## WRITTEN EXERCISE
Quote the whole listing word for word. Do not include the pictures.

## DATASET EXTRACT
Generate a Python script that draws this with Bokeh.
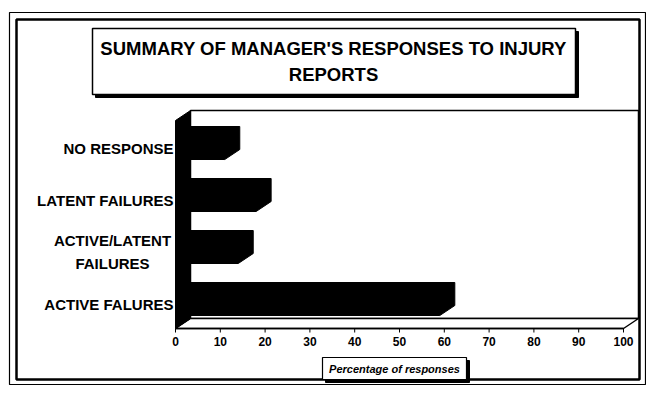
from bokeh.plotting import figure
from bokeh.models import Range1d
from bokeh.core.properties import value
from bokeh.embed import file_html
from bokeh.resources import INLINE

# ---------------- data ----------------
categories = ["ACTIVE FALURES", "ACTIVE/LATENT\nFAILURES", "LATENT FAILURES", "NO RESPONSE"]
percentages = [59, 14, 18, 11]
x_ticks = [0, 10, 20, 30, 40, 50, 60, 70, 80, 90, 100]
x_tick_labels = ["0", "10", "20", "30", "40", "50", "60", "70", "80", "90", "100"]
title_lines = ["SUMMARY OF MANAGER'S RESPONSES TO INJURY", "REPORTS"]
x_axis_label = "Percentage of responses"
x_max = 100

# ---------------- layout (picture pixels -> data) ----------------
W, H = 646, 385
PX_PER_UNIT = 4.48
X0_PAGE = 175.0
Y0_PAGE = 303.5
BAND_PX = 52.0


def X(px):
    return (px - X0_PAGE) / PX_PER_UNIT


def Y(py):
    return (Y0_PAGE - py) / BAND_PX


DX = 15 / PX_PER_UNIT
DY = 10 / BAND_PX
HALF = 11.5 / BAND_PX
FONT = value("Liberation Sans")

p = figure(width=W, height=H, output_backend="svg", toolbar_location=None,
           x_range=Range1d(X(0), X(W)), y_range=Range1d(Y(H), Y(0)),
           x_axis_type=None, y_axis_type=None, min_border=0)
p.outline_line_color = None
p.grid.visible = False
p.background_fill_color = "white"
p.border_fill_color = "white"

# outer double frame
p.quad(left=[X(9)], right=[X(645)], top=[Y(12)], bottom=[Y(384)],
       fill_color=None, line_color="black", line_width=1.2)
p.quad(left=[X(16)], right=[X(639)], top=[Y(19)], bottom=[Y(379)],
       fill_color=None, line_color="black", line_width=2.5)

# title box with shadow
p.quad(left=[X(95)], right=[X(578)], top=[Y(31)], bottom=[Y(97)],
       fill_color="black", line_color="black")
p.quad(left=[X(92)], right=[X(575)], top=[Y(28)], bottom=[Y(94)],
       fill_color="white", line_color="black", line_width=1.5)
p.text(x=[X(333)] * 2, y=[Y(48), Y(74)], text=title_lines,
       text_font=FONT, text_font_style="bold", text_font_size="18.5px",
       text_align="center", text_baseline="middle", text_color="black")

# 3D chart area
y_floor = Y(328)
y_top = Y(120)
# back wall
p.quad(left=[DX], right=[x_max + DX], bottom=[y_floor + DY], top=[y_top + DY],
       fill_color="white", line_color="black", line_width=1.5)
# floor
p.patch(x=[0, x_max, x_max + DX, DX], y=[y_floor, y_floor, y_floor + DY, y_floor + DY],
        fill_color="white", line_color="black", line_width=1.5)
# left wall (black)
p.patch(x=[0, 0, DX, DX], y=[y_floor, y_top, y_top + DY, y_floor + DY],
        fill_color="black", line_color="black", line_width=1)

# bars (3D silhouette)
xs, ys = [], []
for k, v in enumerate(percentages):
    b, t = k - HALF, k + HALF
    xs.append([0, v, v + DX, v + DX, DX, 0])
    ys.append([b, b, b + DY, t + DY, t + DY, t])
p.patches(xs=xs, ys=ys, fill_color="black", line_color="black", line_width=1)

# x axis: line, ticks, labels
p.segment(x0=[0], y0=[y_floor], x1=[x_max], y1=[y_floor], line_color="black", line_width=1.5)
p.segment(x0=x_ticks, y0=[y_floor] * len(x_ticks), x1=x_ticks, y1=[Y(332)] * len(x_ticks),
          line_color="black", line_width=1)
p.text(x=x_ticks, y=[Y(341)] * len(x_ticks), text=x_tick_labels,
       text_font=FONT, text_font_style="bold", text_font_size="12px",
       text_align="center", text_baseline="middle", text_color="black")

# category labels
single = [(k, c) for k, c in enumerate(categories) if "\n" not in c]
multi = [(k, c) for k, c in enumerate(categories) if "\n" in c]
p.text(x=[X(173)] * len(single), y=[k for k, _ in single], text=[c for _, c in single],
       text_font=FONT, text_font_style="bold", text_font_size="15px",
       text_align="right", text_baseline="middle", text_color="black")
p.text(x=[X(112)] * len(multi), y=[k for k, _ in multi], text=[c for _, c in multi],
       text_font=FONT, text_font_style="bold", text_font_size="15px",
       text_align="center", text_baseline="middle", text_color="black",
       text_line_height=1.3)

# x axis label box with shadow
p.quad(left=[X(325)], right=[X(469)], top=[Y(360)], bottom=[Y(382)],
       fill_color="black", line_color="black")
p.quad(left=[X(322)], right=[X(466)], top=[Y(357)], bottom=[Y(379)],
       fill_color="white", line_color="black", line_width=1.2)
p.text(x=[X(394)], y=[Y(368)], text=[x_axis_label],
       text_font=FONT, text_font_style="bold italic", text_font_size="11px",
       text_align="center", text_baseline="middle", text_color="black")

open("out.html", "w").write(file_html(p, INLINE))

## CORRECT ANSWER
Generate a Python script that draws this with Bokeh.
from bokeh.plotting import figure
from bokeh.models import Range1d
from bokeh.core.properties import value
from bokeh.embed import file_html
from bokeh.resources import INLINE

# ---------------- data ----------------
categories = ["ACTIVE FALURES", "ACTIVE/LATENT\nFAILURES", "LATENT FAILURES", "NO RESPONSE"]
percentages = [59, 14, 18, 11]
x_ticks = [0, 10, 20, 30, 40, 50, 60, 70, 80, 90, 100]
x_tick_labels = ["0", "10", "20", "30", "40", "50", "60", "70", "80", "90", "100"]
title_lines = ["SUMMARY OF MANAGER'S RESPONSES TO INJURY", "REPORTS"]
x_axis_label = "Percentage of responses"
x_max = 100

# ---------------- layout (picture pixels -> data) ----------------
W, H = 646, 385
PX_PER_UNIT = 4.48
X0_PAGE = 175.0
Y0_PAGE = 303.5
BAND_PX = 52.0


def X(px):
    return (px - X0_PAGE) / PX_PER_UNIT


def Y(py):
    return (Y0_PAGE - py) / BAND_PX


DX = 15 / PX_PER_UNIT
DY = 10 / BAND_PX
HALF = 11.5 / BAND_PX
FONT = value("Liberation Sans")

p = figure(width=W, height=H, output_backend="svg", toolbar_location=None,
           x_range=Range1d(X(0), X(W)), y_range=Range1d(Y(H), Y(0)),
           x_axis_type=None, y_axis_type=None, min_border=0)
p.outline_line_color = None
p.grid.visible = False
p.background_fill_color = "white"
p.border_fill_color = "white"

# outer double frame
p.quad(left=[X(9)], right=[X(645)], top=[Y(12)], bottom=[Y(384)],
       fill_color=None, line_color="black", line_width=1.2)
p.quad(left=[X(16)], right=[X(639)], top=[Y(19)], bottom=[Y(379)],
       fill_color=None, line_color="black", line_width=2.5)

# title box with shadow
p.quad(left=[X(95)], right=[X(578)], top=[Y(31)], bottom=[Y(97)],
       fill_color="black", line_color="black")
p.quad(left=[X(92)], right=[X(575)], top=[Y(28)], bottom=[Y(94)],
       fill_color="white", line_color="black", line_width=1.5)
p.text(x=[X(333)] * 2, y=[Y(48), Y(74)], text=title_lines,
       text_font=FONT, text_font_style="bold", text_font_size="18.5px",
       text_align="center", text_baseline="middle", text_color="black")

# 3D chart area
y_floor = Y(328)
y_top = Y(120)
# back wall
p.quad(left=[DX], right=[x_max + DX], bottom=[y_floor + DY], top=[y_top + DY],
       fill_color="white", line_color="black", line_width=1.5)
# floor
p.patch(x=[0, x_max, x_max + DX, DX], y=[y_floor, y_floor, y_floor + DY, y_floor + DY],
        fill_color="white", line_color="black", line_width=1.5)
# left wall (black)
p.patch(x=[0, 0, DX, DX], y=[y_floor, y_top, y_top + DY, y_floor + DY],
        fill_color="black", line_color="black", line_width=1)

# bars (3D silhouette)
xs, ys = [], []
for k, v in enumerate(percentages):
    b, t = k - HALF, k + HALF
    xs.append([0, v, v + DX, v + DX, DX, 0])
    ys.append([b, b, b + DY, t + DY, t + DY, t])
p.patches(xs=xs, ys=ys, fill_color="black", line_color="black", line_width=1)

# x axis: line, ticks, labels
p.segment(x0=[0], y0=[y_floor], x1=[x_max], y1=[y_floor], line_color="black", line_width=1.5)
p.segment(x0=x_ticks, y0=[y_floor] * len(x_ticks), x1=x_ticks, y1=[Y(332)] * len(x_ticks),
          line_color="black", line_width=1)
p.text(x=x_ticks, y=[Y(341)] * len(x_ticks), text=x_tick_labels,
       text_font=FONT, text_font_style="bold", text_font_size="12px",
       text_align="center", text_baseline="middle", text_color="black")

# category labels
single = [(k, c) for k, c in enumerate(categories) if "\n" not in c]
multi = [(k, c) for k, c in enumerate(categories) if "\n" in c]
p.text(x=[X(173)] * len(single), y=[k for k, _ in single], text=[c for _, c in single],
       text_font=FONT, text_font_style="bold", text_font_size="15px",
       text_align="right", text_baseline="middle", text_color="black")
p.text(x=[X(112)] * len(multi), y=[k for k, _ in multi], text=[c for _, c in multi],
       text_font=FONT, text_font_style="bold", text_font_size="15px",
       text_align="center", text_baseline="middle", text_color="black",
       text_line_height=1.3)

# x axis label box with shadow
p.quad(left=[X(325)], right=[X(469)], top=[Y(360)], bottom=[Y(382)],
       fill_color="black", line_color="black")
p.quad(left=[X(322)], right=[X(466)], top=[Y(357)], bottom=[Y(379)],
       fill_color="white", line_color="black", line_width=1.2)
p.text(x=[X(394)], y=[Y(368)], text=[x_axis_label],
       text_font=FONT, text_font_style="bold italic", text_font_size="11px",
       text_align="center", text_baseline="middle", text_color="black")

open("out.html", "w").write(file_html(p, INLINE))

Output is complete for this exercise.